Task instructions:
Take each line that has the word "this" and return it.

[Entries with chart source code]
▼▼▼

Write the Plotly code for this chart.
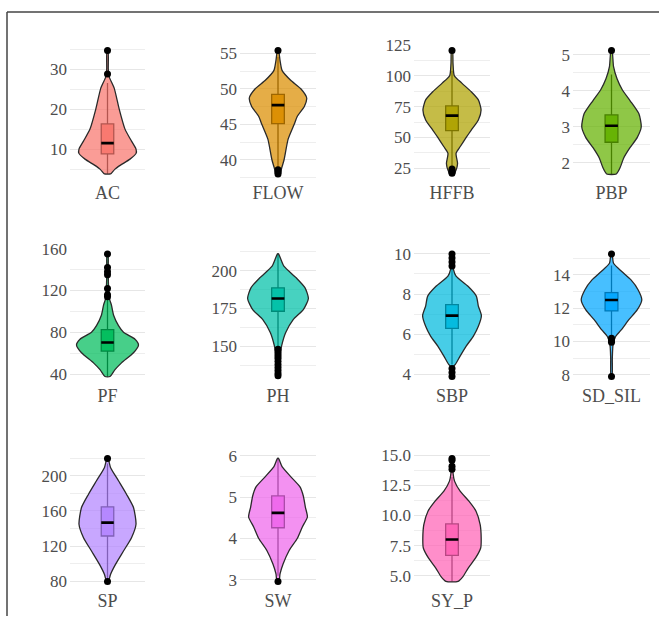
import plotly.graph_objects as go

W, H = 659, 619

names = ["AC", "FLOW", "HFFB", "PBP", "PF", "PH", "SBP", "SD_SIL", "SP", "SW", "SY_P"]
colors = ["#F8766D", "#DB8E00", "#AEA200", "#64B200", "#00BD5C", "#00C1A7",
          "#00BADE", "#00A6FF", "#B385FF", "#EF67EB", "#FF63B6"]

# violin density profiles (value, relative half-width)
dens_y = {
    "AC": [3.8, 4.0, 5.0, 6.0, 7.5, 9.0, 10.0, 12.0, 15.0, 20.0, 25.25, 28.2, 30.0, 34.6],
    "FLOW": [38.0, 38.5, 40, 42.9, 45, 46.1, 47.5, 48.7, 50, 51.2, 52.6, 54, 55.4],
    "HFFB": [20.5, 23.6, 29, 37.2, 42.5, 50, 56, 64.2, 72.3, 80.4, 87, 94, 100, 110, 120.4],
    "PBP": [1.69, 1.86, 2.14, 2.42, 2.7, 3.0, 3.36, 3.73, 4.03, 4.34, 4.67, 5.12],
    "PF": [37.7, 44.2, 50.7, 60.4, 67.9, 73.4, 80, 86.3, 96, 105.8, 112, 125, 140, 155],
    "PH": [130, 140, 150, 158.9, 167.6, 174.2, 181.5, 188.6, 195.2, 202.9, 211],
    "SBP": [3.9, 4.4, 4.5, 4.91, 5.41, 5.9, 6.4, 6.93, 7.4, 7.9, 8.39, 8.89, 9.22, 10.0],
    "SD_SIL": [7.9, 9.0, 9.8, 10.3, 10.69, 11.29, 11.89, 12.49, 13.09, 13.69, 14.19, 14.69, 15.25],
    "SP": [79.7, 87.6, 99.1, 114.3, 129.5, 144.8, 163.8, 179, 194.3, 209.5, 219.8],
    "SW": [2.96, 3.14, 3.38, 3.71, 4.0, 4.28, 4.52, 4.76, 5.03, 5.25, 5.5, 5.74, 5.94],
    "SY_P": [4.52, 4.94, 5.63, 6.47, 7.3, 8.13, 9.25, 10.36, 11.19, 12.03, 12.86, 13.55, 14.75],
}
dens_w = {
    "AC": [3, 4, 7.5, 13, 22.5, 28.7, 28.5, 24, 17.5, 11.7, 6.7, 1.5, 0.8, 0.5],
    "FLOW": [2.5, 3, 6, 10, 16, 19, 26, 28.3, 22.5, 12.5, 4, 2, 0.5],
    "HFFB": [2, 4, 5.5, 4, 8, 14, 19, 26, 28.7, 26, 19, 9.7, 2.3, 1, 0.5],
    "PBP": [4.7, 8.3, 12, 18, 25, 29, 26.7, 18, 10.5, 5.3, 2, 0.5],
    "PF": [2.5, 7.5, 14, 26, 31, 27.5, 16, 11, 6.2, 4, 2, 1, 0.7, 0.5],
    "PH": [0.5, 1, 3.5, 7.5, 15, 25, 30, 26.7, 18, 5.8, 0.5],
    "SBP": [0.5, 1.5, 3.3, 8, 14, 21, 26, 29, 26, 24, 15.8, 4, 1.5, 0.5],
    "SD_SIL": [0.5, 0.8, 1.5, 4, 9.5, 16.7, 25, 29.5, 26, 19, 10, 2, 0.5],
    "SP": [1, 3, 8, 16, 24, 28.5, 26, 19, 11, 3, 0.5],
    "SW": [1, 2, 5, 11, 19, 24, 29, 27, 25, 21.7, 12.5, 4, 0.5],
    "SY_P": [6, 11, 16, 23.3, 28.3, 28.8, 27.8, 23.7, 16.7, 8, 2.5, 1, 0.5],
}

q1 = [8.8, 45.1, 55.5, 2.57, 62, 173.1, 6.29, 11.83, 131.4, 4.26, 6.69]
median = [11.5, 47.7, 67.7, 3.03, 70.2, 181.5, 6.93, 12.49, 146.7, 4.62, 8.0]
q3 = [16.3, 49.2, 75.5, 3.33, 82.5, 188.6, 7.48, 12.93, 164.6, 5.03, 9.3]
lower_whisker = [3.8, 38.9, 26.0, 1.69, 37.7, 150.0, 4.5, 10.3, 82.0, 3.1, 4.52]
upper_whisker = [26.5, 54.5, 104.0, 4.45, 112.0, 211.0, 9.25, 14.55, 214.0, 5.94, 13.2]

outliers = {
    "AC": [28.75, 34.65],
    "FLOW": [38.0, 38.3, 38.6, 55.4],
    "HFFB": [21.0, 22.0, 23.0, 24.5, 120.4],
    "PBP": [5.12],
    "PF": [114, 116, 122, 135, 138, 142, 155],
    "PH": [130.5, 132, 134, 136, 138, 140, 142, 143.5, 145, 146.5, 148],
    "SBP": [3.9, 4.1, 4.3, 9.4, 9.6, 9.8, 10.0],
    "SD_SIL": [7.9, 9.95, 10.05, 10.2, 15.25],
    "SP": [79.7, 219.8],
    "SW": [2.96],
    "SY_P": [13.85, 14.1, 14.6, 14.75],
}

major_dtick = [10, 5, 25, 1, 40, 25, 2, 2, 40, 1, 2.5]

# ---- layout geometry (pixels) ----
col_px = [(70, 145), (240, 316), (414, 490), (573, 650)]
row_px = [(36, 174.5), (243.5, 381), (452, 590)]
FRAME_Y = 3
PX2UNIT = 1.2 / 75.0
BOX_W = 0.2


def rgba(hexc, a):
    h = hexc.lstrip("#")
    r, g, b = int(h[0:2], 16), int(h[2:4], 16), int(h[4:6], 16)
    return f"rgba({r},{g},{b},{a})"


fig = go.Figure()
layout = {}
for i, name in enumerate(names):
    r, c = divmod(i, 4)
    sfx = "" if i == 0 else str(i + 1)
    xa, ya = "x" + sfx, "y" + sfx
    col = colors[i]

    ys = dens_y[name]
    ws = [w * PX2UNIT for w in dens_w[name]]
    px = [1 + w for w in ws] + [1 - w for w in ws[::-1]]
    py = ys + ys[::-1]
    px.append(px[0])
    py.append(py[0])
    fig.add_trace(go.Scatter(x=px, y=py, mode="lines", fill="toself",
                             fillcolor=rgba(col, 0.72),
                             line=dict(color="#2a2a2a", width=1.3, shape="spline", smoothing=0.6),
                             xaxis=xa, yaxis=ya, hoverinfo="skip", showlegend=False))
    fig.add_trace(go.Box(x=[1], q1=[q1[i]], median=[median[i]], q3=[q3[i]],
                         lowerfence=[lower_whisker[i]], upperfence=[upper_whisker[i]],
                         width=BOX_W, whiskerwidth=0, fillcolor=rgba(col, 0.92),
                         line=dict(color="black", width=1.3), boxpoints=False,
                         xaxis=xa, yaxis=ya, showlegend=False, hoverinfo="skip"))
    fig.add_trace(go.Scatter(x=[1 - BOX_W / 2, 1 + BOX_W / 2], y=[median[i], median[i]],
                             mode="lines", line=dict(color="black", width=2.6),
                             xaxis=xa, yaxis=ya, showlegend=False, hoverinfo="skip"))
    outs = outliers[name]
    fig.add_trace(go.Scatter(x=[1] * len(outs), y=outs, mode="markers",
                             marker=dict(color="black", size=7),
                             xaxis=xa, yaxis=ya, showlegend=False, hoverinfo="skip"))

    allv = ys + outs
    lo, hi = min(allv), max(allv)
    pad = (hi - lo) * 0.05
    x0, x1 = col_px[c]
    y0, y1 = row_px[r]
    d = major_dtick[i]
    layout["xaxis" + sfx] = dict(
        domain=[x0 / W, x1 / W], anchor=ya, range=[0.4, 1.6],
        tickvals=[1], ticktext=[name], showgrid=False, zeroline=False,
        showline=False, ticks="", fixedrange=True, ticklabelstandoff=0,
        tickfont=dict(family="Liberation Serif", size=18, color="#4d4d4d"))
    layout["yaxis" + sfx] = dict(
        domain=[1 - y1 / H, 1 - y0 / H], anchor=xa, range=[lo - pad, hi + pad],
        tick0=0, dtick=d, showgrid=True, gridcolor="#e6e6e6", gridwidth=1,
        minor=dict(tick0=0, dtick=d / 2, showgrid=True, gridcolor="#eeeeee", gridwidth=0.8),
        zeroline=False, showline=False, ticks="", ticklabelstandoff=2,
        tickformat=".1f" if name == "SY_P" else None,
        tickfont=dict(family="Liberation Serif", size=17, color="#4d4d4d"))

fig.update_layout(**layout)
fig.update_layout(
    width=W, height=H, margin=dict(l=0, r=0, t=0, b=0),
    paper_bgcolor="white", plot_bgcolor="white", showlegend=False,
    shapes=[
        dict(type="line", xref="paper", yref="paper", x0=7 / W, x1=1,
             y0=1 - FRAME_Y / H, y1=1 - FRAME_Y / H,
             line=dict(color="#444444", width=1.5)),
        dict(type="line", xref="paper", yref="paper", x0=7 / W, x1=7 / W, y0=0,
             y1=1 - FRAME_Y / H, line=dict(color="#444444", width=1.5)),
    ],
)

pin_js = (
    "document.documentElement.style.margin='0';"
    "document.body.style.margin='0';document.body.style.padding='0';"
    "document.body.style.overflow='hidden';"
    "var gd=document.getElementById('{plot_id}');"
    "gd.style.position='fixed';gd.style.top='0px';gd.style.left='0px';"
)
fig.write_html("out.html", config={"displayModeBar": False, "responsive": False},
               post_script=pin_js)
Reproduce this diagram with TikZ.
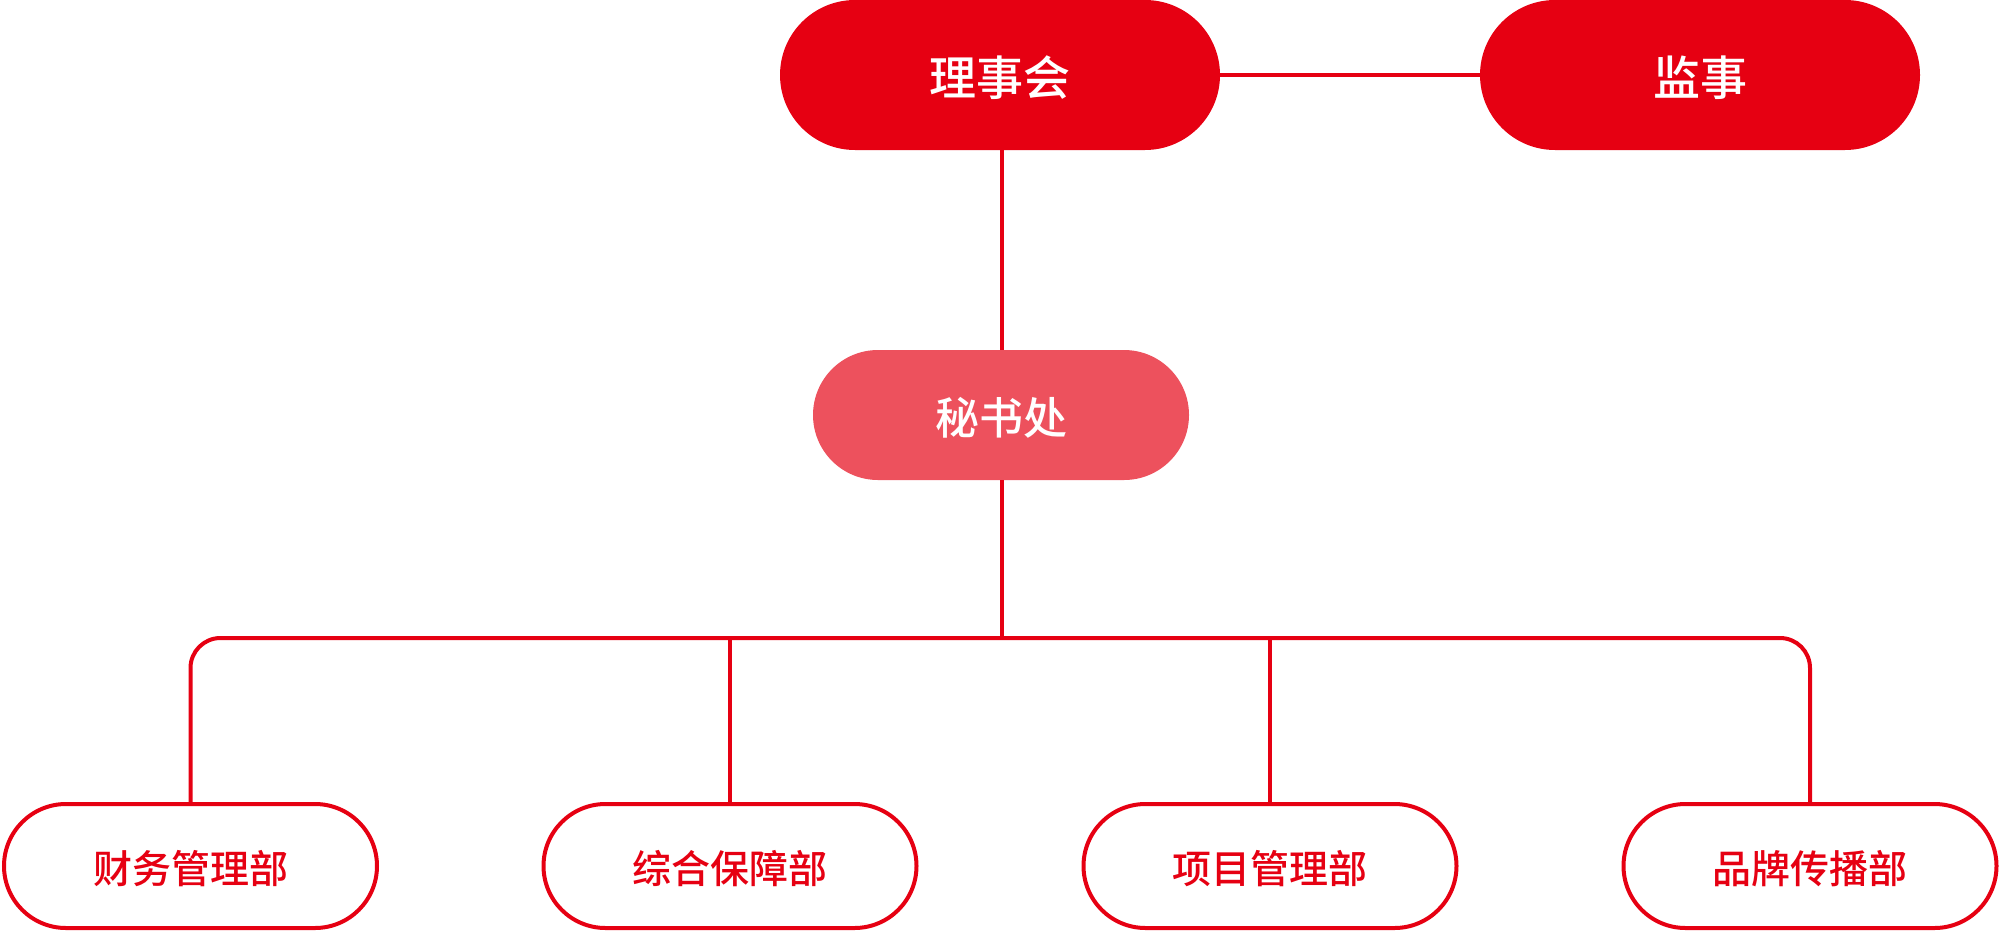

▲▲▲

Result of the exercise:
Write the Plotly code for this chart.
Reproduce this diagram with TikZ.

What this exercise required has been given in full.